Guide contents

Pausing, disabling, uninstalling

Every level of "make it stop" Merget offers, from gentlest to nuclear. Pick the lightest one that does what you need. For what's stored where (and what deleting actually removes), see Sync & privacy.

Hold my edits: manual commit mode

If you just want control over when checkpoints happen, you don't need to disable anything. Turn on Commit manually in Settings: your hand-written edits are held until you press the Commit button in the repo toolbar, so one step can cover a whole sitting. Agent edits are still committed with their prompts regardless.

Pause committing for one repo

The Merget tray (menu bar) icon has a Repositories submenu with a checkmark per linked repo. Uncheck a repo to stop committing in it; check it again to resume. The rest of your repos are unaffected.

Turn off auto-track

The auto-track toggle in Settings controls whether Merget sets up committing automatically when a supported coding tool starts a session in a folder. Turn it off and Merget stops initializing committing in new folders. (Repos already set up keep committing — pause or unlink those separately.)

Quit the app

Closing the Merget window only hides it — the tray icon stays and committing daemons keep running. To actually stop committing on this machine, choose Quit Merget from the tray menu. Nothing commits again until you reopen the app.

Remove the agent plugins

To take Merget out of your coding agents entirely:

merget plugins remove                   # all agents
merget plugins remove --agent claude    # just one (claude, codex, cursor, copilot)

This removes the plugin packages, the merget skill, and the hook entries from each agent's configuration, so your agents stop reporting sessions. Reinstall any time with merget plugins install. See the CLI reference.

Do this before uninstalling the app, so agent configurations aren't left pointing at hooks that no longer exist. After that, remove the app the normal way for your operating system. Note that the merget CLI is part of the app — once the app is gone, merget commands stop working too (which is exactly why the plugins should be removed first, while the CLI still runs).

To stop Merget tracking a repo on this machine without touching its history: right-click the repo's card on the Dashboard and choose Unlink folder. The folder is disconnected from the app; your files and the cloud copy are untouched, and you can re-link later.

The repo settings dialog's Danger tab has a stronger unlink that also deletes the local .merget/ folder — local history is removed from the folder, but the server copy keeps everything that was synced.

Delete history

  • Local: deleting a repo's .merget/ folder removes all local history for that repo. Your working files are untouched. The registered server copy is not affected — everything already synced stays on Merget's servers until you delete the repo there.
  • Server: open the repo's settings dialog (from its Dashboard card menu), go to the Danger tab, and delete the repository. There's an option to delete the local folder at the same time.

Delete your account

The nuclear option lives in Settings, in the Danger zone: Delete account (you confirm by typing your username). It permanently removes your account and your personal repositories.

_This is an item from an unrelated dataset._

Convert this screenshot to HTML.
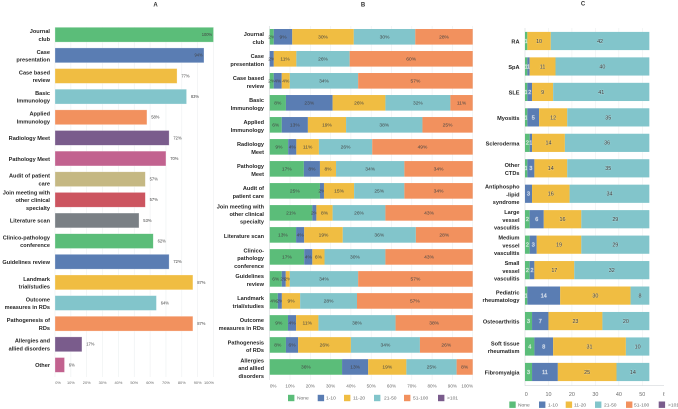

What deletion covers — and what little remains — is spelled out in Sync & privacy.

Under the hood

These controls operate at different layers, which is why they compose. Manual commit mode and auto-track are written to Merget's machine-wide config, where the committing daemon picks them up without a restart. The per-repo tray toggle enables or disables that repo's daemon inside the app. merget plugins remove edits the agents' own config files (removing only Merget's hook entries — your other hooks are preserved) and deletes the plugin packages from your home directory. Unlink clears the app's folder association; the .merget/ folder is the repo's complete local object store, so deleting it is a true local wipe.